Yes, I know. I was naïve. But all I really knew about sex was what I’d seen in those magazines, and what I’d heard from sermons in Church. And I thought about the possessed man, whom Jesus cured by sending his demons into the swine, then herding them off a cliff. And I thought about those games with the mice. And then I thought about Piggy, and how he used to wheeze and cry when we drowned the mice. And the more I thought about it, the more sense it seemed to make. I needed to get Miss McDonald’s demons to leave, and go into something else, and then all I had to do was drown them, just like Jesus did.

And so I tried to think of a plan. Failing Miss McDonald herself, I needed something that belonged to her. I decided on her silk scarf, which used to hang on the clothes peg at the back of our classroom. One day, after school, I stole the scarf and took it away and hid it by the clay pits. It still smelt of her perfume, a mixture of incense and coconut. Now, all I needed was the swine.

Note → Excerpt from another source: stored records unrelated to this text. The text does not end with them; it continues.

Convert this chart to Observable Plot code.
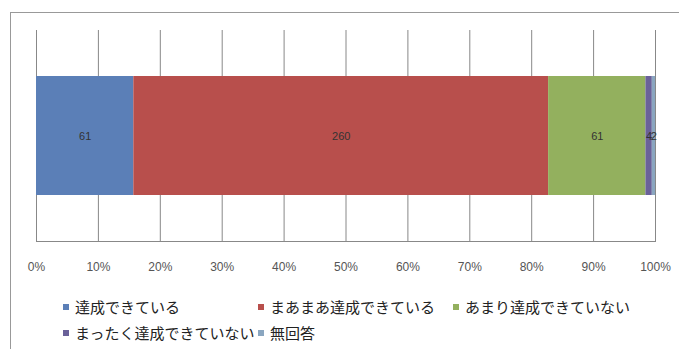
<!DOCTYPE html>
<html><head><meta charset="utf-8">
<script src="https://cdn.jsdelivr.net/npm/d3@7"></script>
<script src="https://cdn.jsdelivr.net/npm/@observablehq/plot@0.6"></script>
<style>
body{margin:0;background:#fff;}
#wrap{position:relative;width:679px;height:349px;overflow:hidden;background:#fff;}
#frame{position:absolute;left:10px;top:12px;width:700px;height:400px;border-left:1px solid #999;border-top:1px solid #999;}
#chart{position:absolute;left:0;top:0;}
#legend{position:absolute;left:63px;top:294px;display:grid;grid-template-columns:195px 195px 195px;font-family:"Noto Sans CJK JP";font-size:15px;color:#222;line-height:26px;}
.item{display:flex;align-items:center;white-space:nowrap;}
.sw{width:6px;height:6px;margin-right:6px;flex:none;}
</style></head><body>
<div id="wrap"><div id="frame"></div><div id="chart"></div><div id="legend"></div></div>
<script>
const categories = ["達成できている","まあまあ達成できている","あまり達成できていない","まったく達成できていない","無回答"];
const values = [61, 260, 61, 4, 2];
const colors = ["#5b7fb7","#b84f4c","#93b05e","#6a6199","#8aa6c0"];
const xTicks = [0,10,20,30,40,50,60,70,80,90,100];
const tickLabels = ["0%","10%","20%","30%","40%","50%","60%","70%","80%","90%","100%"];

const total = d3.sum(values);
const data = categories.map((c, i) => ({category: c, share: values[i] / total * 100, count: values[i], row: ""}));

const chart = Plot.plot({
  width: 679, height: 290,
  marginLeft: 36, marginRight: 24, marginTop: 30, marginBottom: 49,
  x: {domain: [0, 100], label: null},
  y: {domain: [""], paddingInner: 0, paddingOuter: 0.386, axis: null, label: null},
  color: {domain: categories, range: colors},
  style: {background: "transparent"},
  marks: [
    Plot.gridX(xTicks, {stroke: "#888", strokeOpacity: 1}),
    Plot.barX(data, Plot.stackX({x: "share", y: "row", fill: "category", order: null})),
    Plot.text(data, Plot.stackX({x: "share", y: "row", z: "category", text: "count", order: null, fontSize: 11, fill: "#333", fontFamily: "Liberation Sans"})),
    Plot.axisX({ticks: xTicks, tickFormat: d => tickLabels[xTicks.indexOf(d)], tickSize: 0, tickPadding: 21, fontSize: 12, fill: "#555", fontFamily: "Liberation Sans", label: null}),
    Plot.frame({anchor: "bottom", stroke: "#888"})
  ]
});
document.getElementById("chart").appendChild(chart);

const legend = document.getElementById("legend");
categories.forEach((c, i) => {
  const item = document.createElement("div");
  item.className = "item";
  const sw = document.createElement("span");
  sw.className = "sw";
  sw.style.background = colors[i];
  const t = document.createElement("span");
  t.textContent = c;
  item.appendChild(sw);
  item.appendChild(t);
  legend.appendChild(item);
});
</script>
</body></html>
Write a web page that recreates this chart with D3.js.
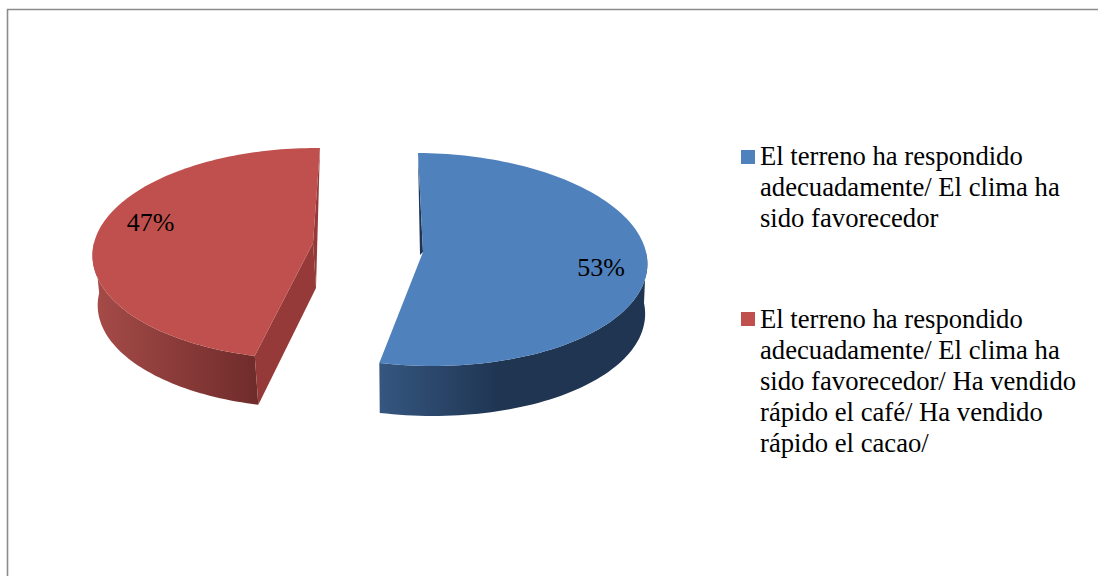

Mousey was in on the plan from the start. Because he didn’t go to Church, he never really understood how the thing was supposed to work. But that was OK. He went along. As long as he was drowning things, I don’t think he minded.

We started with mice, as usual. I’d collected about a dozen of them. How many swine make up a herd? I hoped a dozen was enough. Anyway, we took out the scarf. It still smelt of Miss McDonald. I wrapped it around my shoulders, and then I performed the exorcism. Obviously I didn’t know the right words for an exorcism, but I thought if you said
thee
and
thou
, like the preacher does in Church, the demons would get the picture. Then we herded the mice off the cliff (it was only a small cliff, only a clay embankment into one of the pits, but it must have looked bigger to the mice) and waited for the charm to work.

It was great. It should have worked. But the next day, the Headmaster, whose name was Mr Rushworth, called me to his office. Miss McDonald was there, too, looking very serious.

‘I’ve received a very serious report,’ Mr Rushworth told me. ‘Do you know what that might be?’

I shook my head.

Miss McDonald gave me a sad look. ‘If only you tell the truth,’ she said, ‘then everything will be all right. Now listen. This is important. Did you take my scarf last night?’